Photon-atomic solitons in a Bose-Einstein condensate trapped in a soft optical lattice

TL;DR

This paper demonstrates the formation of stable photon-atomic lattice solitons in a Bose-Einstein condensate within a soft optical lattice, driven by local-field effects, without atomic interactions, revealing new self-trapped ground states.

Contribution

It introduces a novel mechanism for creating stable photon-atomic solitons in a BEC using local-field effects, independent of atomic collisional interactions.

Findings

Stable photon-atomic lattice solitons are generated in a BEC without atomic interactions.

The solitons include an optical component deforming the optical lattice.

A transition from loosely bound to tightly bound modes occurs with increasing atom number.

Abstract

We investigate the ground state (GS) of a collisionless Bose-Einstein condensate (BEC) trapped in a soft one-dimensional optical lattice (OL), which is formed by two counterpropagating optical beams perturbed by the BEC density profile through the local-field effect (LFE). We show that LFE gives rise to an envelope-deformation potential, a nonlocal potential resulting from the phase deformation, and an effective self-interaction of the condensate.
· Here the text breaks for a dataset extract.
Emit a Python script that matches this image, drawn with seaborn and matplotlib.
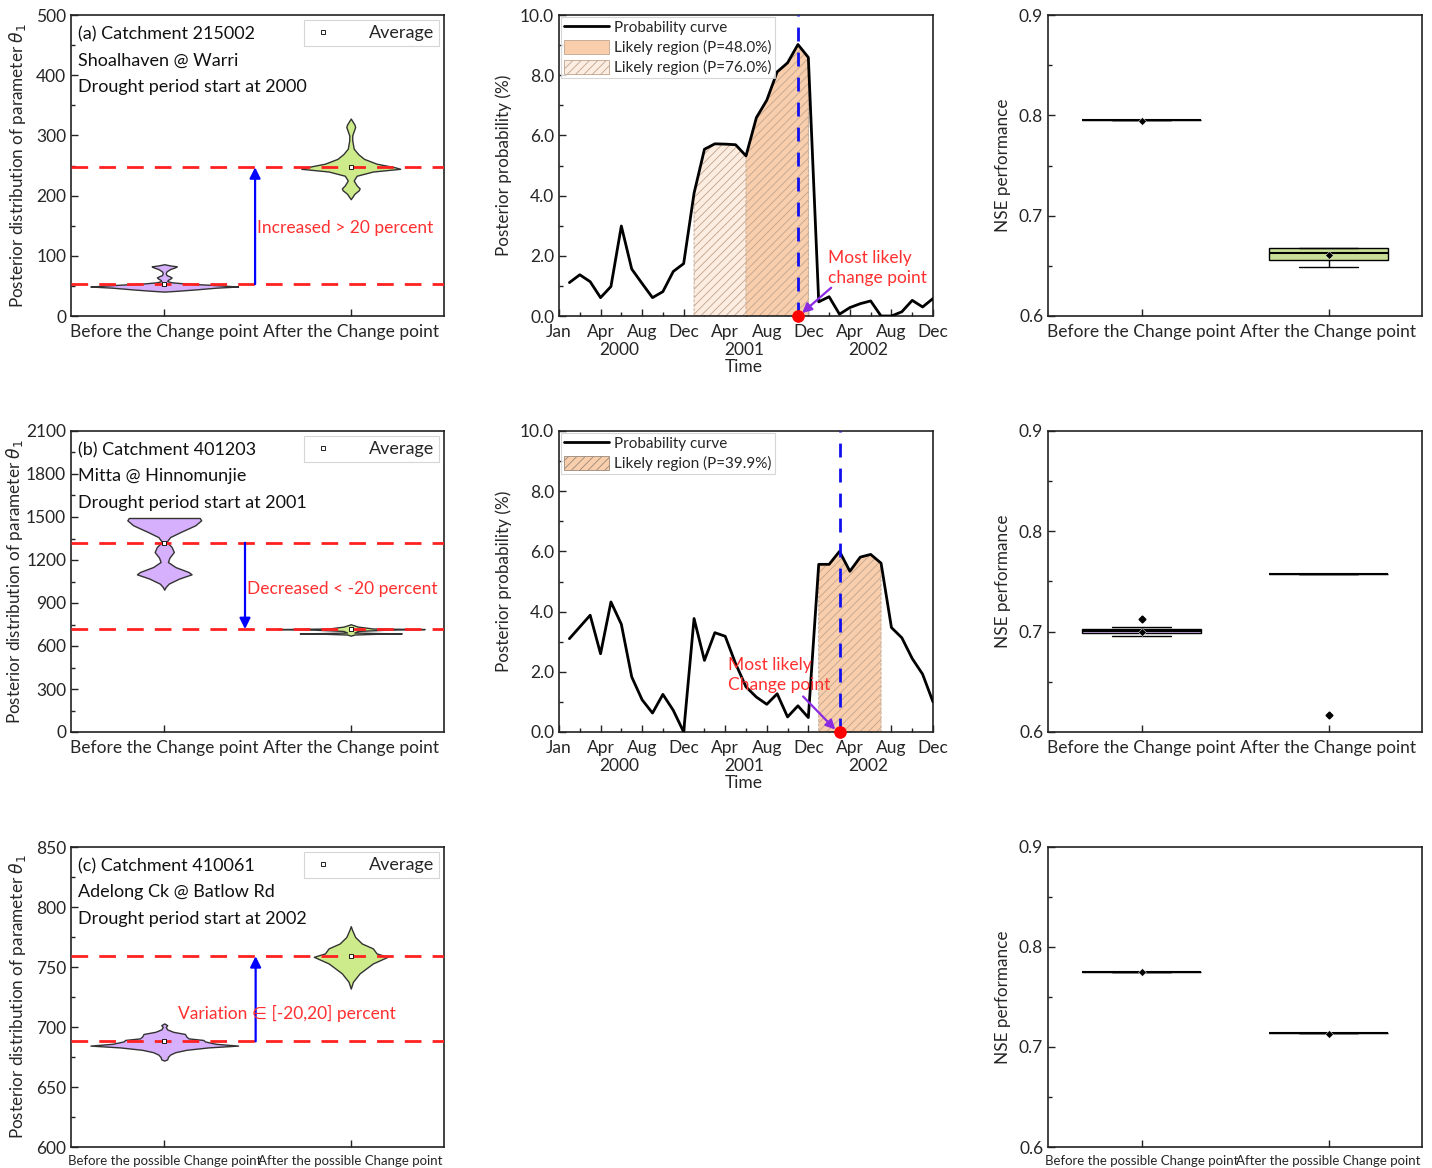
import numpy as np
import pandas as pd
import matplotlib
matplotlib.use("Agg")
import matplotlib.pyplot as plt
import matplotlib.transforms as mtrans
import seaborn as sns
from matplotlib.lines import Line2D
from matplotlib.patches import Patch
from matplotlib.ticker import MultipleLocator, FormatStrFormatter

# ---------------- data ----------------
# (left column) violin profiles: parameter value and relative density
cat_a = ["Before the Change point", "After the Change point"]
cat_c = ["Before the possible Change point", "After the possible Change point"]

va_before_y = [40.5, 42, 44, 47, 49, 50, 51.7, 54, 56, 58, 60, 62, 64, 66, 68, 71, 74, 78, 81, 82.5, 84, 86]
va_before_d = [0, 0.19, 0.41, 0.7, 1.0, 0.86, 0.64, 0.28, 0.1, 0.04, 0.05, 0.08, 0.1, 0.07, 0.03, 0.02, 0.03, 0.08, 0.15, 0.17, 0.08, 0]
va_after_y = [194, 203, 209, 212, 217, 225, 233, 240, 244.5, 247, 253, 261, 269, 278, 292, 300, 307, 314, 318, 322, 328]
va_after_d = [0, 0.05, 0.11, 0.12, 0.08, 0.04, 0.08, 0.3, 0.67, 0.6, 0.35, 0.18, 0.1, 0.04, 0.02, 0.02, 0.04, 0.06, 0.05, 0.03, 0]
mean_a = [53, 247]

vb_before_y = [993, 1012, 1035, 1070, 1100, 1116, 1151, 1186, 1216, 1256, 1291, 1326, 1360, 1395, 1442, 1477, 1493, 1493]
vb_before_d = [0, 0.02, 0.06, 0.2, 0.37, 0.33, 0.15, 0.05, 0.07, 0.13, 0.1, 0.03, 0.08, 0.22, 0.42, 0.5, 0.48, 0]
vb_after_y = [672, 680, 686, 688, 690, 694, 705, 714, 718, 722, 735, 748, 752]
vb_after_d = [0, 0.05, 0.4, 0.69, 0.4, 0.05, 0.1, 0.5, 1.0, 0.3, 0.1, 0.02, 0]
mean_b = [1320, 718]

vc_before_y = [672, 673, 675, 677, 679, 681, 683, 684.5, 686, 688, 689.2, 690.5, 692, 694.2, 696, 698, 700, 701.5, 703]
vc_before_d = [0, 0.04, 0.05, 0.08, 0.15, 0.3, 0.6, 1.0, 0.7, 0.55, 0.53, 0.33, 0.3, 0.28, 0.12, 0.04, 0.02, 0.04, 0]
vc_after_y = [732, 737.7, 744.7, 753, 758.5, 761.3, 765.5, 769.6, 775, 780.6, 784]
vc_after_d = [0, 0.03, 0.12, 0.3, 0.5, 0.35, 0.3, 0.15, 0.06, 0.02, 0]
mean_c = [688, 759]

change_text = ["Increased > 20 percent", "Decreased < -20 percent", "Variation \u2208 [-20,20] percent"]
panel_titles = [
    ["(a) Catchment 215002", "Shoalhaven @ Warri", "Drought period start at 2000"],
    ["(b) Catchment 401203", "Mitta @ Hinnomunjie", "Drought period start at 2001"],
    ["(c) Catchment 410061", "Adelong Ck @ Batlow Rd", "Drought period start at 2002"],
]

# (middle column) posterior probability of change point, months Jan 2000 .. Dec 2002
month_index = list(range(1, 37))
prob_a = [1.11, 1.37, 1.14, 0.61, 0.98, 2.99, 1.56, 1.08, 0.61, 0.81, 1.48, 1.74,
          4.08, 5.54, 5.72, 5.71, 5.69, 5.32, 6.59, 7.17, 8.11, 8.41, 9.02, 8.59,
          0.47, 0.64, 0.06, 0.28, 0.41, 0.50, 0.0, 0.0, 0.14, 0.52, 0.30, 0.58]
prob_b = [3.10, 3.49, 3.88, 2.60, 4.32, 3.58, 1.83, 1.07, 0.63, 1.25, 0.72, 0.0,
          3.77, 2.38, 3.30, 3.18, 2.27, 1.50, 1.16, 0.92, 1.27, 0.50, 0.87, 0.48,
          5.57, 5.57, 6.00, 5.34, 5.81, 5.90, 5.61, 3.47, 3.13, 2.44, 1.92, 1.00]
region76_a = (13, 24)
region48_a = (18, 24)
region_b = (25, 31)
change_point_a = 23
change_point_b = 27
time_tick_pos = [0, 4, 8, 12, 16, 20, 24, 28, 32, 36]
time_tick_labels = ["Jan", "Apr", "Aug", "Dec", "Apr", "Aug", "Dec", "Apr", "Aug", "Dec"]
year_labels = ["2000", "2001", "2002"]
year_label_pos = [5.8, 17.8, 29.8]

# (right column) NSE performance samples
nse_a_before = [0.795, 0.795, 0.795, 0.795, 0.795]
nse_a_after = [0.649, 0.656, 0.656, 0.660, 0.663, 0.666, 0.668, 0.668, 0.668]
nse_b_before = [0.696, 0.698, 0.698, 0.699, 0.700, 0.701, 0.703, 0.703, 0.705, 0.713]
nse_b_after = [0.617, 0.757, 0.757, 0.757, 0.757, 0.757, 0.757, 0.757, 0.757, 0.757]
nse_c_before = [0.775, 0.775, 0.775, 0.775, 0.775]
nse_c_after = [0.714, 0.714, 0.714, 0.714, 0.714]
nse_mean_a = [0.794, 0.661]
nse_mean_b = [0.700, None]
nse_mean_c = [0.775, 0.713]

# ---------------- style ----------------
sns.set_theme(style="white")
plt.rcParams["font.family"] = ["Lato", "DejaVu Sans"]
plt.rcParams["hatch.color"] = "#c0a48e"
plt.rcParams["hatch.linewidth"] = 0.6
plt.rcParams["axes.edgecolor"] = "#222222"
plt.rcParams["axes.linewidth"] = 1.2

PURPLE = "#d6b0fc"
GREEN = "#cdeb8b"
PEACH = "#f8ceac"
PEACH_LIGHT = "#fdece0"
RED = "#ff2020"
TXT_RED = "#ff3030"
FS = 12.5

fig = plt.figure(figsize=(14.32, 11.68), dpi=100)
W, H = 1432.0, 1168.0
rows = [(15, 316), (431, 732), (847, 1147)]
cols = [(71, 444), (559, 933), (1048, 1422)]


def make_ax(r, c):
    t, b = rows[r]
    l, rr = cols[c]
    return fig.add_axes([l / W, 1 - b / H, (rr - l) / W, (b - t) / H])


def style_ticks(ax):
    ax.tick_params(which="both", direction="in", top=False, right=False,
                   left=True, bottom=True, labelsize=FS, color="#222222", width=1.0)
    ax.tick_params(which="major", length=5)
    ax.tick_params(which="minor", length=3)
    ax.tick_params(axis="x", which="major", pad=6)
    for s in ax.spines.values():
        s.set_visible(True)
        s.set_color("#222222")
        s.set_linewidth(1.2)


# ---------------- left column: violins ----------------
violins = [
    ((va_before_y, va_before_d), (va_after_y, va_after_d), mean_a, (0, 500, 100), cat_a, 0.487, 146, 0.497, 6),
    ((vb_before_y, vb_before_d), (vb_after_y, vb_after_d), mean_b, (0, 2100, 300), cat_a, 0.433, 998, 0.444, 1),
    ((vc_before_y, vc_before_d), (vc_after_y, vc_after_d), mean_c, (600, 850, 50), cat_c, 0.49, 711.5, 0.075, 6),
]
HALF = 0.396
for r, (vb, vaf, means, (ymin, ymax, ystep), cats, arrow_x, txt_y, txt_x, lpad) in enumerate(violins):
    ax = make_ax(r, 0)
    for pos, ((yy, dd), col) in enumerate(zip([vb, vaf], [PURPLE, GREEN])):
        yy = np.asarray(yy, float)
        dd = np.asarray(dd, float) * HALF
        ax.fill_betweenx(yy, pos - dd, pos + dd, facecolor=col, edgecolor="#333333", linewidth=1.0, zorder=2)
    for m in means:
        ax.axhline(m, color=RED, lw=2.0, dashes=(6, 4), zorder=3)
    mdf = pd.DataFrame({"x": [0, 1], "y": means})
    sns.scatterplot(data=mdf, x="x", y="y", marker="s", s=12, color="white",
                    edgecolor="black", linewidth=0.6, ax=ax, zorder=4)
    ax.annotate("", xy=(arrow_x, means[1]), xytext=(arrow_x, means[0]),
                arrowprops=dict(arrowstyle="-|>", color="blue", lw=1.6, mutation_scale=16,
                                shrinkA=0, shrinkB=0), zorder=5)
    ax.text(txt_x, txt_y, change_text[r], color=TXT_RED, fontsize=FS, ha="left", va="center",
            family=["Lato", "DejaVu Sans"], zorder=6)
    for k, line in enumerate(panel_titles[r]):
        ax.text(0.019, 0.937 - 0.088 * k, line, transform=ax.transAxes, fontsize=13,
                ha="left", va="center", color="#111111")
    ax.set_xlim(-0.5, 1.5)
    ax.set_ylim(ymin, ymax)
    ax.set_xticks([0, 1])
    ax.set_xticklabels(cats)
    ax.yaxis.set_major_locator(MultipleLocator(ystep))
    ax.yaxis.set_minor_locator(MultipleLocator(ystep / 2))
    ax.set_xlabel("")
    ax.set_ylabel(r"Posterior distribution of parameter $\theta_1$", fontsize=12.3, labelpad=lpad)
    style_ticks(ax)
    if r == 2:
        ax.tick_params(axis="x", labelsize=9.5)
    h = Line2D([], [], marker="s", ls="", markerfacecolor="white", markeredgecolor="black",
               markersize=3.5, markeredgewidth=0.6)
    leg = ax.legend([h], ["Average"], loc="upper right", fontsize=13, frameon=True,
                    fancybox=False, edgecolor="#cccccc", handlelength=1.5, handletextpad=1.8,
                    borderaxespad=0.25, borderpad=0.3)
    leg.get_frame().set_linewidth(0.8)

# ---------------- middle column: probability curves ----------------
prob_panels = [
    (prob_a, change_point_a, [(region76_a, PEACH_LIGHT), (region48_a, PEACH)],
     "Most likely\nchange point", (25.9, 1.6), (26.2, 0.94), (23.4, 0.1),
     ["Probability curve", "Likely region (P=48.0%)", "Likely region (P=76.0%)"]),
    (prob_b, change_point_b, [(region_b, PEACH)],
     "Most likely\nChange point", (16.3, 1.9), (23.5, 1.18), (26.6, 0.08),
     ["Probability curve", "Likely region (P=39.9%)"]),
]
for r, (prob, cp, regions, txt, txt_xy, a_from, a_to, leg_labels) in enumerate(prob_panels):
    ax = make_ax(r, 1)
    df = pd.DataFrame({"month": month_index, "prob": prob})
    for (s, e), col in regions:
        sub = df[(df.month >= s) & (df.month <= e)]
        ax.fill_between(sub.month, 0, sub.prob, facecolor=col, edgecolor="#c0a48e",
                        hatch="////", linewidth=0.6, linestyle="--", zorder=1)
    sns.lineplot(data=df, x="month", y="prob", color="black", lw=2.0, ax=ax, zorder=3)
    ax.axvline(cp, color="#1010ee", lw=2.0, dashes=(5, 4), zorder=4)
    sns.scatterplot(x=[cp], y=[0], color="red", s=70, ax=ax, zorder=6, clip_on=False, edgecolor="red")
    ax.annotate("", xy=a_to, xytext=a_from,
                arrowprops=dict(arrowstyle="-|>", color="#8a2be2", lw=1.6, mutation_scale=14,
                                shrinkA=0, shrinkB=0), zorder=5)
    ax.text(txt_xy[0], txt_xy[1], txt, color=TXT_RED, fontsize=FS, ha="left", va="center",
            linespacing=1.35, zorder=6)
    ax.set_xlim(0, 36)
    ax.set_ylim(0, 10)
    ax.set_xticks(time_tick_pos)
    ax.set_xticklabels(time_tick_labels)
    ax.xaxis.set_minor_locator(MultipleLocator(2))
    ax.yaxis.set_major_locator(MultipleLocator(2))
    ax.yaxis.set_minor_locator(MultipleLocator(1))
    ax.yaxis.set_major_formatter(FormatStrFormatter("%.1f"))
    ax.set_xlabel("")
    ax.set_ylabel("Posterior probability (%)", fontsize=12.3, labelpad=6)
    style_ticks(ax)
    trans = mtrans.blended_transform_factory(ax.transData, ax.transAxes)
    for lab, xp in zip(year_labels, year_label_pos):
        ax.text(xp, -0.113, lab, transform=trans, ha="center", va="center", fontsize=FS)
    ax.text(17.8, -0.17, "Time", transform=trans, ha="center", va="center", fontsize=FS)
    handles = [Line2D([], [], color="black", lw=2.0)]
    if r == 0:
        handles += [Patch(facecolor=PEACH, edgecolor="#c0a48e", lw=0.6),
                    Patch(facecolor=PEACH_LIGHT, edgecolor="#c0a48e", hatch="////", lw=0.6)]
    else:
        handles += [Patch(facecolor=PEACH, edgecolor="#9a8878", hatch="////", lw=0.6)]
    leg = ax.legend(handles, leg_labels, loc="upper left", fontsize=11, frameon=True, fancybox=False,
                    edgecolor="#cccccc", handlelength=3.0, handleheight=1.1, handletextpad=0.3,
                    borderaxespad=0.1, borderpad=0.2, labelspacing=0.3)
    leg.get_frame().set_linewidth(0.8)

# ---------------- right column: NSE boxplots ----------------
nse_sets = [
    (nse_a_before, nse_a_after, nse_mean_a, cat_a),
    (nse_b_before, nse_b_after, nse_mean_b, cat_a),
    (nse_c_before, nse_c_after, nse_mean_c, cat_c),
]
for r, (bef, aft, means, cats) in enumerate(nse_sets):
    ax = make_ax(r, 2)
    df = pd.DataFrame({"period": [cats[0]] * len(bef) + [cats[1]] * len(aft),
                       "nse": bef + aft})
    sns.boxplot(data=df, x="period", y="nse", hue="period", order=cats, hue_order=cats,
                palette=[PURPLE, GREEN], width=0.64, linecolor="black", linewidth=1.0,
                legend=False, ax=ax,
                flierprops=dict(marker="D", markersize=3.5, markerfacecolor="black",
                                markeredgecolor="black"),
                medianprops=dict(color="black", linewidth=1.5))
    mx = [i for i, m in enumerate(means) if m is not None]
    my = [m for m in means if m is not None]
    sns.scatterplot(x=mx, y=my, marker="D", s=16, color="black", ax=ax, zorder=5)
    ax.set_xlim(-0.5, 1.5)
    ax.set_ylim(0.6, 0.9)
    ax.yaxis.set_major_locator(MultipleLocator(0.1))
    ax.yaxis.set_minor_locator(MultipleLocator(0.05))
    ax.yaxis.set_major_formatter(FormatStrFormatter("%.1f"))
    ax.set_xlabel("")
    ax.set_ylabel("NSE performance", fontsize=12.3, labelpad=6)
    style_ticks(ax)
    if r == 2:
        ax.tick_params(axis="x", labelsize=9.5)

fig.savefig("out.png", dpi=100, facecolor="white")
As a result, stable photon-atomic lattice solitons, including an optical component, in the form of the deformation of the soft OL, in a combination with a localized matter-wave component, are generated in the blue-detuned setting, without any direct interaction between atoms. These self-trapped modes, which realize the system's GS, are essentially different from the gap solitons supported by the interplay of the OL potential and collisional interactions between atoms. A transition to tightly bound modes from loosely bound ones occurs with the increase of the number of atoms in the BEC.